======== DATASET SECTION

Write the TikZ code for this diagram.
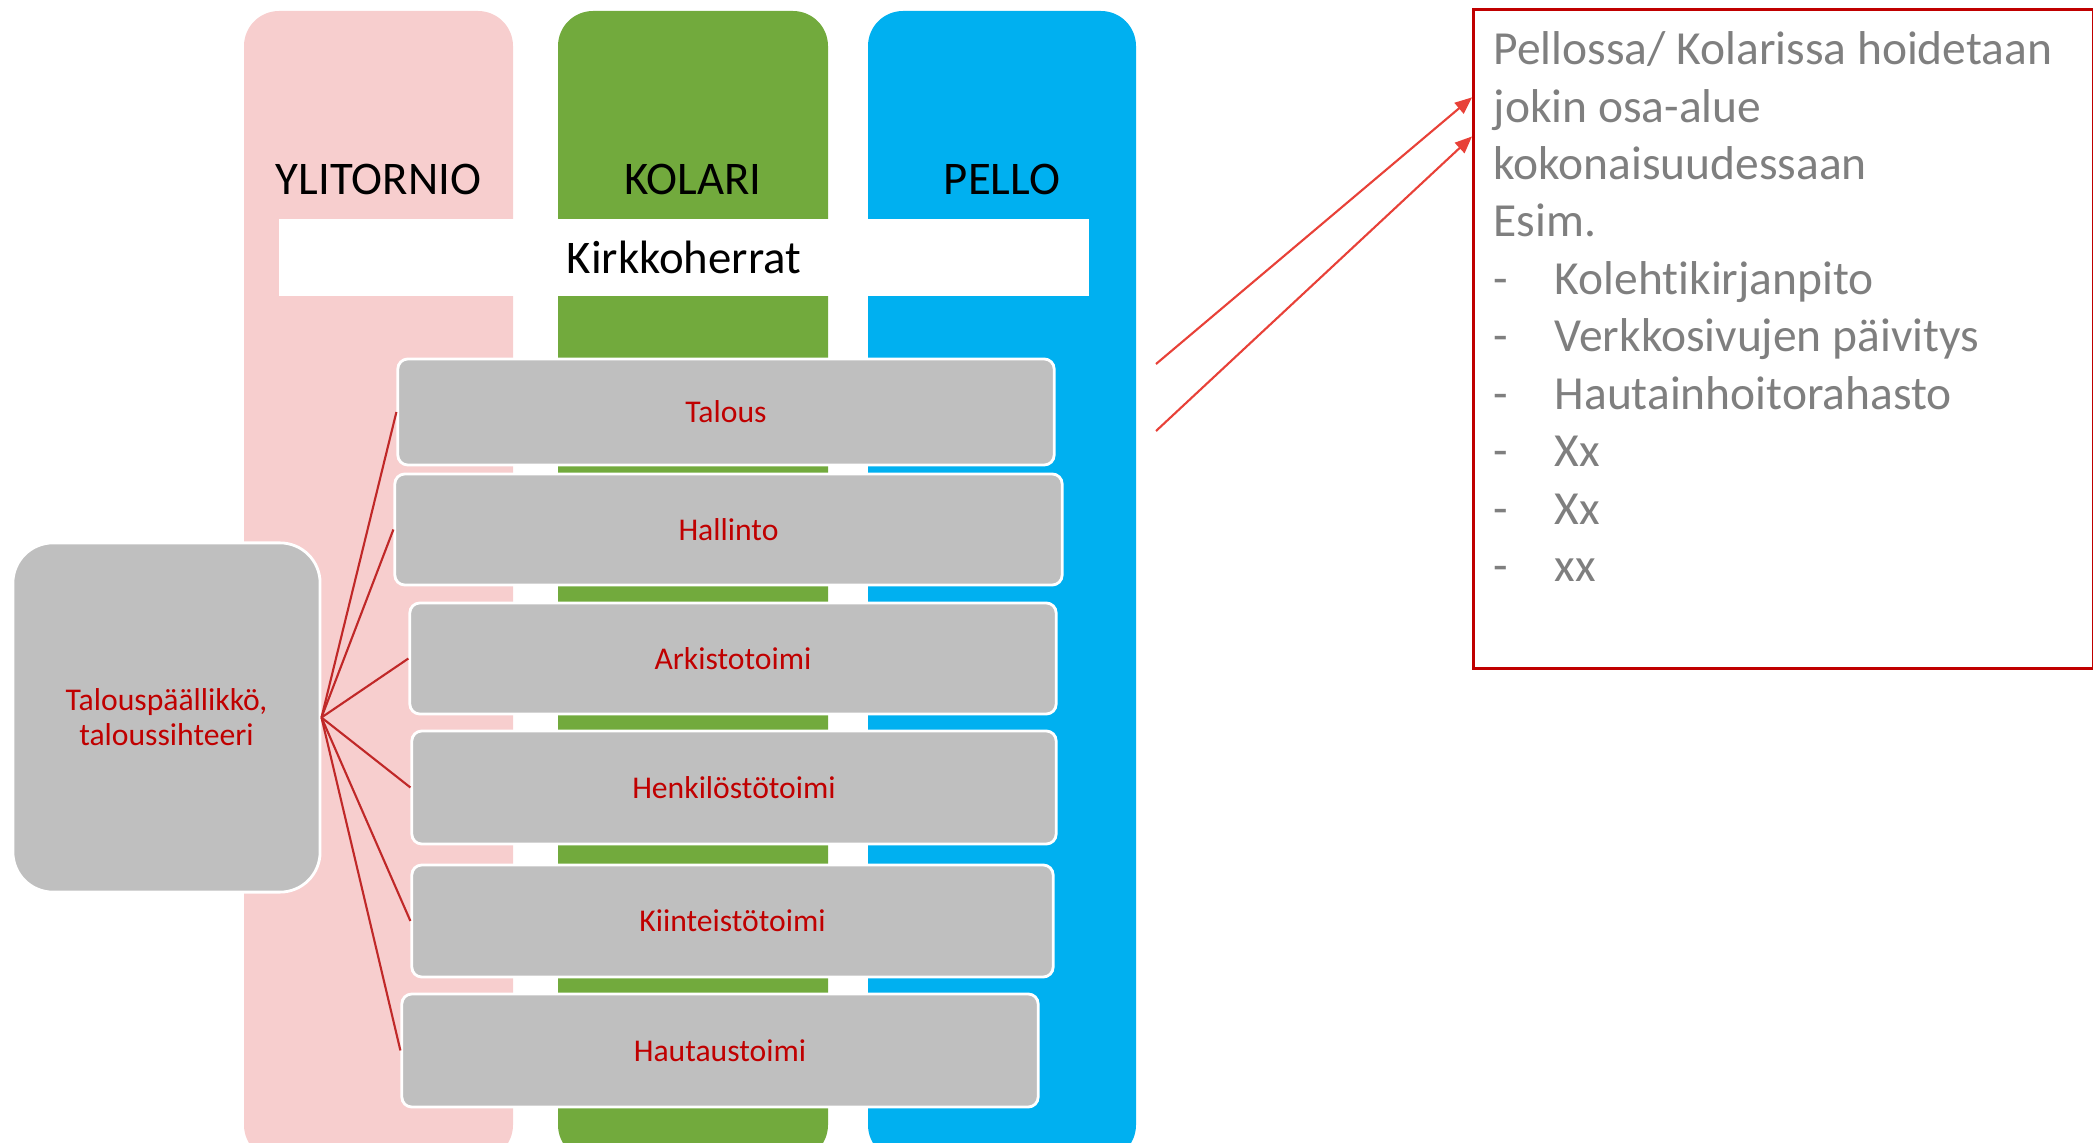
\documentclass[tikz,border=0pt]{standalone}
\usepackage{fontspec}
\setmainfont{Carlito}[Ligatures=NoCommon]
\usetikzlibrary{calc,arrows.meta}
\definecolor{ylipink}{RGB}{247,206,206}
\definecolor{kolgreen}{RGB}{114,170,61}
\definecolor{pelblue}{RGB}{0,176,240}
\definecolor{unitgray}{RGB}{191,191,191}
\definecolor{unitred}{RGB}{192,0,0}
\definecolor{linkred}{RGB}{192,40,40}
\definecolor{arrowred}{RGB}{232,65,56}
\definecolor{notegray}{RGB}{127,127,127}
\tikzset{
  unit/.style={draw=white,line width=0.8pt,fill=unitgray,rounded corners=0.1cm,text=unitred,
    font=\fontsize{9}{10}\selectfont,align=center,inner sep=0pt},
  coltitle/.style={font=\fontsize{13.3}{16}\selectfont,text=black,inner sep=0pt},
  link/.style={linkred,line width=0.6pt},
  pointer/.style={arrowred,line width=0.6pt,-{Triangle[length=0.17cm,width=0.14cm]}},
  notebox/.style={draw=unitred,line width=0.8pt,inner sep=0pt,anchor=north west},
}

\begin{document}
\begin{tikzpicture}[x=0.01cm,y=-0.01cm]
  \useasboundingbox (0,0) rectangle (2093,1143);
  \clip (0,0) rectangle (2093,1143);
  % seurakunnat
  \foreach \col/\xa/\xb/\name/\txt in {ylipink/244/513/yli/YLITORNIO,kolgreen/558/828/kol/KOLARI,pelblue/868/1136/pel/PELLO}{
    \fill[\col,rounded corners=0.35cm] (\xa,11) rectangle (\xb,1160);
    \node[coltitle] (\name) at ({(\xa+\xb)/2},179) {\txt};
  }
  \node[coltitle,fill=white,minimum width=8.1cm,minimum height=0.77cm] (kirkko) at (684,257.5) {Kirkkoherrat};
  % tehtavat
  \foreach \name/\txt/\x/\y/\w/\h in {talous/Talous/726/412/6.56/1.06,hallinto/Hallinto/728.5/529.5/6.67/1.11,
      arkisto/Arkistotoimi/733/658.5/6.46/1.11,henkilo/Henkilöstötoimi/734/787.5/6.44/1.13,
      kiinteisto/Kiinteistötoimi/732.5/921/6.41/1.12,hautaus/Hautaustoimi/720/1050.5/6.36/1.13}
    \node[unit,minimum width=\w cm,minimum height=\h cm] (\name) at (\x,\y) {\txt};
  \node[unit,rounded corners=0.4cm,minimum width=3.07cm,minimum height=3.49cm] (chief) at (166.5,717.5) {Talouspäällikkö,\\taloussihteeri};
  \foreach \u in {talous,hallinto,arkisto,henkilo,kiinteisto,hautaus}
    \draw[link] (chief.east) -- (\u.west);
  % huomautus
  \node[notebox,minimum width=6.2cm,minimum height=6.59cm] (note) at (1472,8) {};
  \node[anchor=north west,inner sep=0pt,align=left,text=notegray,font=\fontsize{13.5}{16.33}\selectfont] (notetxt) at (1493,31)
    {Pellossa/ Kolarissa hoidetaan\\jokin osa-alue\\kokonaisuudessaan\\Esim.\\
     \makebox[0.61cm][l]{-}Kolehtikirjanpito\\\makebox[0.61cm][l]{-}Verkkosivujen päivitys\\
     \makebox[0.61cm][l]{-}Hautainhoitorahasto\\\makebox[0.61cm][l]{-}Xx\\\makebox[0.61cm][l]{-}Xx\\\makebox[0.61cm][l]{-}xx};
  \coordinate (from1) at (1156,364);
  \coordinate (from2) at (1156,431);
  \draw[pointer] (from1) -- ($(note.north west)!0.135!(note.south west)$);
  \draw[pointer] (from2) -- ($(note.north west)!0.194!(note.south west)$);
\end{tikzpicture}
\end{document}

================

TASK DESCRIPTION: Extract all the data above exactly, excluding every picture.

SOLUTION TO THE PROBLEM:
Write the TikZ code for this diagram.
\documentclass[tikz,border=0pt]{standalone}
\usepackage{fontspec}
\setmainfont{Carlito}[Ligatures=NoCommon]
\usetikzlibrary{calc,arrows.meta}
\definecolor{ylipink}{RGB}{247,206,206}
\definecolor{kolgreen}{RGB}{114,170,61}
\definecolor{pelblue}{RGB}{0,176,240}
\definecolor{unitgray}{RGB}{191,191,191}
\definecolor{unitred}{RGB}{192,0,0}
\definecolor{linkred}{RGB}{192,40,40}
\definecolor{arrowred}{RGB}{232,65,56}
\definecolor{notegray}{RGB}{127,127,127}
\tikzset{
  unit/.style={draw=white,line width=0.8pt,fill=unitgray,rounded corners=0.1cm,text=unitred,
    font=\fontsize{9}{10}\selectfont,align=center,inner sep=0pt},
  coltitle/.style={font=\fontsize{13.3}{16}\selectfont,text=black,inner sep=0pt},
  link/.style={linkred,line width=0.6pt},
  pointer/.style={arrowred,line width=0.6pt,-{Triangle[length=0.17cm,width=0.14cm]}},
  notebox/.style={draw=unitred,line width=0.8pt,inner sep=0pt,anchor=north west},
}

\begin{document}
\begin{tikzpicture}[x=0.01cm,y=-0.01cm]
  \useasboundingbox (0,0) rectangle (2093,1143);
  \clip (0,0) rectangle (2093,1143);
  % seurakunnat
  \foreach \col/\xa/\xb/\name/\txt in {ylipink/244/513/yli/YLITORNIO,kolgreen/558/828/kol/KOLARI,pelblue/868/1136/pel/PELLO}{
    \fill[\col,rounded corners=0.35cm] (\xa,11) rectangle (\xb,1160);
    \node[coltitle] (\name) at ({(\xa+\xb)/2},179) {\txt};
  }
  \node[coltitle,fill=white,minimum width=8.1cm,minimum height=0.77cm] (kirkko) at (684,257.5) {Kirkkoherrat};
  % tehtavat
  \foreach \name/\txt/\x/\y/\w/\h in {talous/Talous/726/412/6.56/1.06,hallinto/Hallinto/728.5/529.5/6.67/1.11,
      arkisto/Arkistotoimi/733/658.5/6.46/1.11,henkilo/Henkilöstötoimi/734/787.5/6.44/1.13,
      kiinteisto/Kiinteistötoimi/732.5/921/6.41/1.12,hautaus/Hautaustoimi/720/1050.5/6.36/1.13}
    \node[unit,minimum width=\w cm,minimum height=\h cm] (\name) at (\x,\y) {\txt};
  \node[unit,rounded corners=0.4cm,minimum width=3.07cm,minimum height=3.49cm] (chief) at (166.5,717.5) {Talouspäällikkö,\\taloussihteeri};
  \foreach \u in {talous,hallinto,arkisto,henkilo,kiinteisto,hautaus}
    \draw[link] (chief.east) -- (\u.west);
  % huomautus
  \node[notebox,minimum width=6.2cm,minimum height=6.59cm] (note) at (1472,8) {};
  \node[anchor=north west,inner sep=0pt,align=left,text=notegray,font=\fontsize{13.5}{16.33}\selectfont] (notetxt) at (1493,31)
    {Pellossa/ Kolarissa hoidetaan\\jokin osa-alue\\kokonaisuudessaan\\Esim.\\
     \makebox[0.61cm][l]{-}Kolehtikirjanpito\\\makebox[0.61cm][l]{-}Verkkosivujen päivitys\\
     \makebox[0.61cm][l]{-}Hautainhoitorahasto\\\makebox[0.61cm][l]{-}Xx\\\makebox[0.61cm][l]{-}Xx\\\makebox[0.61cm][l]{-}xx};
  \coordinate (from1) at (1156,364);
  \coordinate (from2) at (1156,431);
  \draw[pointer] (from1) -- ($(note.north west)!0.135!(note.south west)$);
  \draw[pointer] (from2) -- ($(note.north west)!0.194!(note.south west)$);
\end{tikzpicture}
\end{document}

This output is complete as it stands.